Eclectic collection of snapshots of India, in prose and poems

‘The View from Here’ is a selection of twenty short stories and fifty-odd poems from the online journal of culture ‘Guftagu’

GN Bureau | February 23, 2026


#Literature   #Society  
(A scene from the Mahakumbh at Prayagraj in 2025: India on display in many of its multiple hues)
(A scene from the Mahakumbh at Prayagraj in 2025: India on display in many of its multiple hues)

The View from Here 

Edited by Githa Hariharan and K. Satchidanandan
S&S India, 440 pages, Rs 599
 
‘The View from Here’ is an eclectic bouquet of a variety of short stories and poems, in many Indian languages and in English translations, offering so many snapshots of India today.

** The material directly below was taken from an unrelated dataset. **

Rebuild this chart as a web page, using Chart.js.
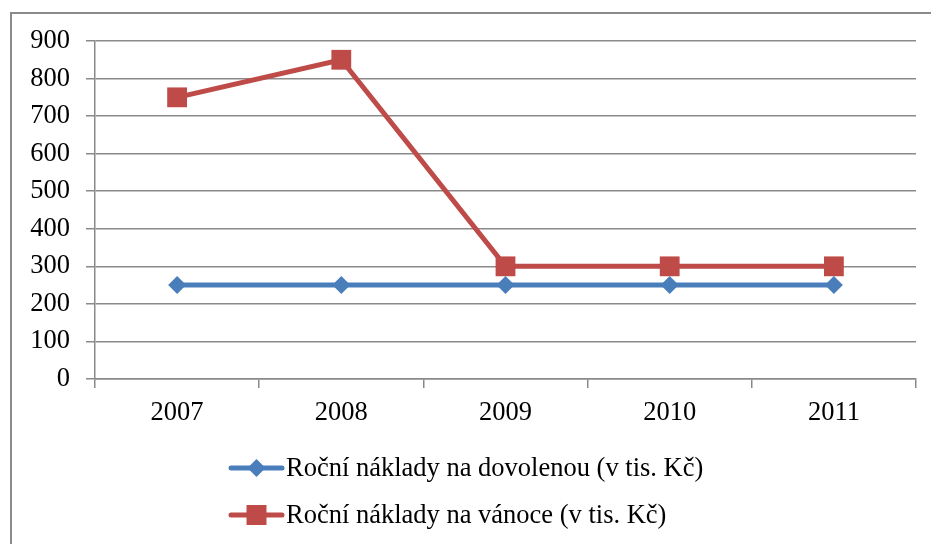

The works here were compiled from an online journal, ‘Guftagu’, which was launched in October 2015 and ceased publication in 2022. Its aim was, in the words of co-editor Githa Hariharan, “to feature counter-cultural expressions in poetry, prose and images; to reveal and critique various forms of aggression against a diverse culture; and to articulate creative resistance against the degeneration of democratic values and institutions”.  
 
During the seven years, ‘Guftagu’ resolutely asserted India's diversity against the attempt to force fit the country into a single mould. Selected from its twenty-two published issues, the works in ‘The View from Here’ bear powerful witness to the many Indias, past and present. Twenty stunning stories and more than fifty memorable poems are, together, unflinching in their insistence on diversity, dissent and, most of all, equality. 
 
The stories include ‘The Holy Cow’ by Madhavikutty (Kamala Das), translated from the Malayalam by co-editor K. Satchidanandan, ‘The Visiting Card’ by Dalpat Chauhan, translated from the Gujarati by Hemang Ashwinkumar, ‘The Verdict’ by Bama, translated from the Tamil by Malini Seshadri, ‘I Am a Hindu’ by Asghar Wajahat, translated from the Hindu by Alok Bhalla, and more. The authors include Keki Daruawala, Jayant Kaikini, M. Mukundan, Uday Prakash, N.S. Madhavan, Janice Pariat, Zai Whitaker, Vaasanthi and Ambai, among others.
 
In the second section, ‘Survival Lyrics’, we have poems by Labhshankar Thakar, Mangalesh Dabral, Perumal Murugan, Adil Jassawala, Pash (Avtar Singh Sandhu), Arundhati Subramaniam, Manash Firaq Bhattacharjee, Kanji Patel, Meena Kandasamy and others.
 
Hariharan, in her Introduction, quotes Kannada scholar and critic D. R. Nagaraj who wrote, “To read fiction is to know the fate of a society through its metaphors. But quite often literature consciously takes upon itself the responsibility of exploring the state and fate of this society…” She adds, “This is precisely what the stories in this collection do: they may speak of past and present, but really it is the future—that we fear and dream of and hope for—that we want to speak and hear about. And these stories we share, most through the gift of translation, live through their metaphors; the metaphors the writers and translators hold in their hands like blessings—or timely curses…’
 
In his Introduction, Satchidanandan raises the question, ‘Can poetry be political?’. His answer: “The poems in this anthology tell us without doubt or apprehension: ‘Yes, poetically political if not politically political.’ And as we finish reading these poems, we realize that politics and poetry, in their real spirit, are two ways of telling the truth, and have been engaged—and continue to engage—in an endless conversation.”
 
Apart from the gesture of social responsibility, the collection here stands on its own for its purely literary merit – even if it is a contested notion.